Repeat verbatim only the lines from the one with "Recreate this image as a component" through the one with "const scaleWidths: Record<string, number>", both ends kept. Pictures stay out.

-- Begin Records for the task --

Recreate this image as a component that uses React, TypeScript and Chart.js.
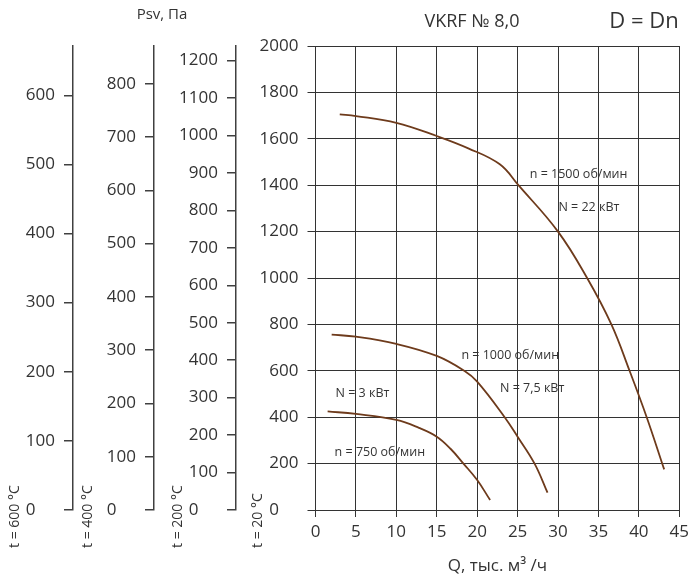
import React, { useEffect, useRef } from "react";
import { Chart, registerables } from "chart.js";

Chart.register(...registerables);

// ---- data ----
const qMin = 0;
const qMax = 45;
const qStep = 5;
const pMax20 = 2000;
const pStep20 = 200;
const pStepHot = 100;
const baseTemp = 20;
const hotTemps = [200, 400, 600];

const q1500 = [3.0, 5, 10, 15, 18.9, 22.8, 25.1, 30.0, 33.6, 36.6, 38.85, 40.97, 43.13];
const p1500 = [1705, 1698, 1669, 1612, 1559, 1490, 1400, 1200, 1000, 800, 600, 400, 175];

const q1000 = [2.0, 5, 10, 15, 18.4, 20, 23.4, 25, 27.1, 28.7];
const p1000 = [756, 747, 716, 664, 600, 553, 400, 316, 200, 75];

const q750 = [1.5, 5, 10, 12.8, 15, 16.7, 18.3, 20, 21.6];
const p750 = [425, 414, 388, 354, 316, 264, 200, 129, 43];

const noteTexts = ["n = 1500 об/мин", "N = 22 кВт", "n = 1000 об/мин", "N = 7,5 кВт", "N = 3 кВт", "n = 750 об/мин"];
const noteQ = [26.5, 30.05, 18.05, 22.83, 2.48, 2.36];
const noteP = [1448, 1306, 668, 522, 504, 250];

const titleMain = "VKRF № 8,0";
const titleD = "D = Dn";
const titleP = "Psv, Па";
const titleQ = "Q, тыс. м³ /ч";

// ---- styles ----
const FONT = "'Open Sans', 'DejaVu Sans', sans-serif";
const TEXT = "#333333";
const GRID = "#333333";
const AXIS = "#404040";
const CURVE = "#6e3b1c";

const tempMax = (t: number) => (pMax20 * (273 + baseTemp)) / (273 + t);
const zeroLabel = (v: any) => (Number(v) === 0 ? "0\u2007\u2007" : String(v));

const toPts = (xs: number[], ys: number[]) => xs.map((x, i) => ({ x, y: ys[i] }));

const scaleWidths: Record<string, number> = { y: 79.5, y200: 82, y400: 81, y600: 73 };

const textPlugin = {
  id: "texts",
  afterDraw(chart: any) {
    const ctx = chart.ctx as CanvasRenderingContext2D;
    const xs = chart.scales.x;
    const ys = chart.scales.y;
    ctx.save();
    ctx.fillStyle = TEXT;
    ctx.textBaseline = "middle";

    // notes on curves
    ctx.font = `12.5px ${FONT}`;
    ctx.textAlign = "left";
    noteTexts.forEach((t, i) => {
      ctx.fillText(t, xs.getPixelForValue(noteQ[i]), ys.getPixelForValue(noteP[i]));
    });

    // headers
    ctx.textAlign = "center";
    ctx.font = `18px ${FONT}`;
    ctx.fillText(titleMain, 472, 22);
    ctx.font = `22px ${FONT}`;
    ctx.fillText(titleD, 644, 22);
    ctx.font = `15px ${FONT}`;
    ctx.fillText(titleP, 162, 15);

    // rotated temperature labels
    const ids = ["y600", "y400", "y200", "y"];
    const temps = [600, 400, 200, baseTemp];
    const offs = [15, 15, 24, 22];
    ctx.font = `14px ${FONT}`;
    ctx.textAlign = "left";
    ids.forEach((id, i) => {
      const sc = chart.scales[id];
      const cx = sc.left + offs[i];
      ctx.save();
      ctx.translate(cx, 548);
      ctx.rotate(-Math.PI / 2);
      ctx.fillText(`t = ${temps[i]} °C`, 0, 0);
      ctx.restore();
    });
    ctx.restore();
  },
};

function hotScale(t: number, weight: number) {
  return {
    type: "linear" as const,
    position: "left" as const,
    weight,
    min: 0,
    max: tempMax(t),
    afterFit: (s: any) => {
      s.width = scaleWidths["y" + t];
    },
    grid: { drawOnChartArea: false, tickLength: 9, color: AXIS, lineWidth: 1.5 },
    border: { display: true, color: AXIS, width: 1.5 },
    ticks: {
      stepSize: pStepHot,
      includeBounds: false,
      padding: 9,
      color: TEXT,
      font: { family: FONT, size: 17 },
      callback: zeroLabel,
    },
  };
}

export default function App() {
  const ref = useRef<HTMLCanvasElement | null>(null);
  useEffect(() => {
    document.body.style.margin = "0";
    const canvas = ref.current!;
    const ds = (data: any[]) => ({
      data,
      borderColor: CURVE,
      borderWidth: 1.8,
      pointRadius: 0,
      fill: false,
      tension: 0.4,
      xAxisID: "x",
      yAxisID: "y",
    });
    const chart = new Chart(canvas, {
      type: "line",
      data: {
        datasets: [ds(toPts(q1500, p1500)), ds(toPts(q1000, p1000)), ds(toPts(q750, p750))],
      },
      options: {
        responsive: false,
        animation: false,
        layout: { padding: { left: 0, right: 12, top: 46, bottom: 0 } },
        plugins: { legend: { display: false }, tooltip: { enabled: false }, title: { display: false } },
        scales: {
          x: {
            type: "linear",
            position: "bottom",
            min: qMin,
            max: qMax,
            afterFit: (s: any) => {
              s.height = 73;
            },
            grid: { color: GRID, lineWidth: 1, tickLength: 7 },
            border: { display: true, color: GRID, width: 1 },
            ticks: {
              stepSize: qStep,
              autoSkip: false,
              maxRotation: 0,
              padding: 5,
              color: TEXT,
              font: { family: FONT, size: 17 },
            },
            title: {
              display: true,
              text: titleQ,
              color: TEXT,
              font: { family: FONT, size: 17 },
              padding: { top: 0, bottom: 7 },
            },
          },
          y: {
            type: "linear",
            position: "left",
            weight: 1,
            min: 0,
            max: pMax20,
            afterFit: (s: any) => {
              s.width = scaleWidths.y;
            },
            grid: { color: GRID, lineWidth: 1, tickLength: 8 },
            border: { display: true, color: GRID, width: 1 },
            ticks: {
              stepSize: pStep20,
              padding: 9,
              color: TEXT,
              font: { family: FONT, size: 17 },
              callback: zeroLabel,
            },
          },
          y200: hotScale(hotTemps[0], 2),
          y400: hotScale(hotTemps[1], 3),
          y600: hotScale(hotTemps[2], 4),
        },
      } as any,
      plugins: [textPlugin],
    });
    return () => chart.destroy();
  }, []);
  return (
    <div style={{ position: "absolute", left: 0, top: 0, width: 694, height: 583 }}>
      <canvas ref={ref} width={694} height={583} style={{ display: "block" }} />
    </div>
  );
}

-- End Records for the task --
-- Begin Records for the task --

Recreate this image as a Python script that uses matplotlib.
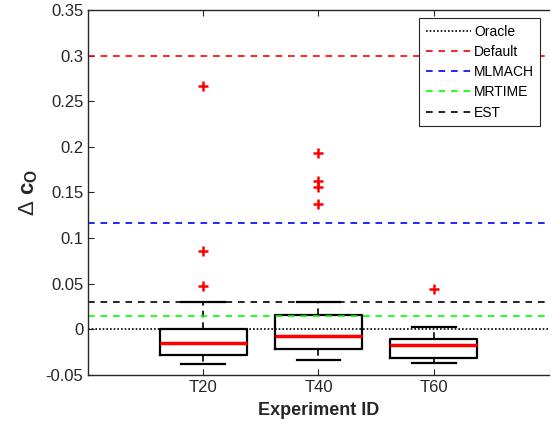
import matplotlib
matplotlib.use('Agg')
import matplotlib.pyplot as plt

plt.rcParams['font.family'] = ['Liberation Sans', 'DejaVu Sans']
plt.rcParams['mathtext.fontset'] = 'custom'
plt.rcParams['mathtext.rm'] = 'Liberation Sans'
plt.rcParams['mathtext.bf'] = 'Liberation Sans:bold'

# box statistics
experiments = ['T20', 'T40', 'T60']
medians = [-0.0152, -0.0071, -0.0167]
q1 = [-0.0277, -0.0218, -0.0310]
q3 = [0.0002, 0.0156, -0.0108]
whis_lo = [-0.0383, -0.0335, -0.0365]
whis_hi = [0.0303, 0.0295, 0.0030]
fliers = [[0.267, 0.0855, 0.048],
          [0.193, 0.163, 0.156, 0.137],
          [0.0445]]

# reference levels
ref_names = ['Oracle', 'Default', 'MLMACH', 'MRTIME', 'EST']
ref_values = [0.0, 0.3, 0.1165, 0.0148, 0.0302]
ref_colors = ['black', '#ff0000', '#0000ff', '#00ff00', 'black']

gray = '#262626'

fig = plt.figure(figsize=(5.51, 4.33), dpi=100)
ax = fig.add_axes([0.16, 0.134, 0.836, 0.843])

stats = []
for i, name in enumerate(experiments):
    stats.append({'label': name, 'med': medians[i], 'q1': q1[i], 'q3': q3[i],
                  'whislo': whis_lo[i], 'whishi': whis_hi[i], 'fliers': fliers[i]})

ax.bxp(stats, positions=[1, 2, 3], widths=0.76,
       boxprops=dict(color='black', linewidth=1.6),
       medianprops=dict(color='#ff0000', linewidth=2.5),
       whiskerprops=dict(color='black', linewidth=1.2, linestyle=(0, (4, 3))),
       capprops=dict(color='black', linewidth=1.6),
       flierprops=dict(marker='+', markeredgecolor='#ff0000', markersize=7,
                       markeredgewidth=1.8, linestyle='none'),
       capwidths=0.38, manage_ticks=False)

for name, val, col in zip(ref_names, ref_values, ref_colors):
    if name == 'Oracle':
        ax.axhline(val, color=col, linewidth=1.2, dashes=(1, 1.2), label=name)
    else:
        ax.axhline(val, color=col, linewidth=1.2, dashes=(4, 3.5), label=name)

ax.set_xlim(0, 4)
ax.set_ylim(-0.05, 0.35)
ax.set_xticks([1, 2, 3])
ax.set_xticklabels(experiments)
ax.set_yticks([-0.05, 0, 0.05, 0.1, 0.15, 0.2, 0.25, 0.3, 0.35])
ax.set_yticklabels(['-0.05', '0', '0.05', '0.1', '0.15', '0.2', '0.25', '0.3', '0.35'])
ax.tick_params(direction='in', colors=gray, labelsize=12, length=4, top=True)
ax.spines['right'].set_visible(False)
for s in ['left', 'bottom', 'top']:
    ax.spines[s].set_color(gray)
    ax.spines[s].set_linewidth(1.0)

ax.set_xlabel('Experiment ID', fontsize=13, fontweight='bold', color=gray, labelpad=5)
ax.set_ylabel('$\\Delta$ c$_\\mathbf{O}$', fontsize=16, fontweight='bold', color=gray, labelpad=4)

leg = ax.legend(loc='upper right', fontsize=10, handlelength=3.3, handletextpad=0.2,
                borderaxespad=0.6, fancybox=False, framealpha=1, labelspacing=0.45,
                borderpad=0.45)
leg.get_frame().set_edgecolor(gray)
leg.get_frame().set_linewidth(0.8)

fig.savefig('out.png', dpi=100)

-- End Records for the task --
-- Begin Records for the task --

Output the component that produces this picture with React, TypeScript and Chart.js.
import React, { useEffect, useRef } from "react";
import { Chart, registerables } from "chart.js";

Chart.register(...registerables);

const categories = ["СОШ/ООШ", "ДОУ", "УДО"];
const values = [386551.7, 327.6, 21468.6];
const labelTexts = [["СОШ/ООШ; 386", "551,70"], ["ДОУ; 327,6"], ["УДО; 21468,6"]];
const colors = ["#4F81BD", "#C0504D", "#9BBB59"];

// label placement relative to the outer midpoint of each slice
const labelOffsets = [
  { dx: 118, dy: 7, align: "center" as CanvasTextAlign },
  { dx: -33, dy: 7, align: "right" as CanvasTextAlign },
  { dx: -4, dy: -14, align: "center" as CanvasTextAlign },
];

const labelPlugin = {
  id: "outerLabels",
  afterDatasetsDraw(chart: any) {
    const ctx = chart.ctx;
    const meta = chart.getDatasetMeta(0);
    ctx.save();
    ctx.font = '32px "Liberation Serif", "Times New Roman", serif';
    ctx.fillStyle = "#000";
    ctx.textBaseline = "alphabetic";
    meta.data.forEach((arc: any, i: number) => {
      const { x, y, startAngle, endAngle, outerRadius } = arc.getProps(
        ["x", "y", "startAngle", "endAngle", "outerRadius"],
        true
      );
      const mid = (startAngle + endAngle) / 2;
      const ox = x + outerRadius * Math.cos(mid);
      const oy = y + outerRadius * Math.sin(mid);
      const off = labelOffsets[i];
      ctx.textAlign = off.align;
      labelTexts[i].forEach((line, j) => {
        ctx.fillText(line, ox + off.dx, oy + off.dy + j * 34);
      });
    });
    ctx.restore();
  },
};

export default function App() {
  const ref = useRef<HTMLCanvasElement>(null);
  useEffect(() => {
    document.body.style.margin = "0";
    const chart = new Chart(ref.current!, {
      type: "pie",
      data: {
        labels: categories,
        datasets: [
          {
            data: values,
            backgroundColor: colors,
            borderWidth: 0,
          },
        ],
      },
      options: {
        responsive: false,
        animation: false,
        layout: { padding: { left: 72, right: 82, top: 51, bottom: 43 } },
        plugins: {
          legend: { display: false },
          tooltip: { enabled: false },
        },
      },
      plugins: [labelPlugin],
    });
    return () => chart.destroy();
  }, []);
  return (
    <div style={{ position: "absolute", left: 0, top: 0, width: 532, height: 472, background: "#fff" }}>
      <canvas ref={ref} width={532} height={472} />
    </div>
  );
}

-- End Records for the task --

### Result of this exercise
Recreate this image as a component that uses React, TypeScript and Chart.js.
import React, { useEffect, useRef } from "react";
import { Chart, registerables } from "chart.js";

Chart.register(...registerables);

// ---- data ----
const qMin = 0;
const qMax = 45;
const qStep = 5;
const pMax20 = 2000;
const pStep20 = 200;
const pStepHot = 100;
const baseTemp = 20;
const hotTemps = [200, 400, 600];

const q1500 = [3.0, 5, 10, 15, 18.9, 22.8, 25.1, 30.0, 33.6, 36.6, 38.85, 40.97, 43.13];
const p1500 = [1705, 1698, 1669, 1612, 1559, 1490, 1400, 1200, 1000, 800, 600, 400, 175];

const q1000 = [2.0, 5, 10, 15, 18.4, 20, 23.4, 25, 27.1, 28.7];
const p1000 = [756, 747, 716, 664, 600, 553, 400, 316, 200, 75];

const q750 = [1.5, 5, 10, 12.8, 15, 16.7, 18.3, 20, 21.6];
const p750 = [425, 414, 388, 354, 316, 264, 200, 129, 43];

const noteTexts = ["n = 1500 об/мин", "N = 22 кВт", "n = 1000 об/мин", "N = 7,5 кВт", "N = 3 кВт", "n = 750 об/мин"];
const noteQ = [26.5, 30.05, 18.05, 22.83, 2.48, 2.36];
const noteP = [1448, 1306, 668, 522, 504, 250];

const titleMain = "VKRF № 8,0";
const titleD = "D = Dn";
const titleP = "Psv, Па";
const titleQ = "Q, тыс. м³ /ч";

// ---- styles ----
const FONT = "'Open Sans', 'DejaVu Sans', sans-serif";
const TEXT = "#333333";
const GRID = "#333333";
const AXIS = "#404040";
const CURVE = "#6e3b1c";

const tempMax = (t: number) => (pMax20 * (273 + baseTemp)) / (273 + t);
const zeroLabel = (v: any) => (Number(v) === 0 ? "0\u2007\u2007" : String(v));

const toPts = (xs: number[], ys: number[]) => xs.map((x, i) => ({ x, y: ys[i] }));

const scaleWidths: Record<string, number> = { y: 79.5, y200: 82, y400: 81, y600: 73 };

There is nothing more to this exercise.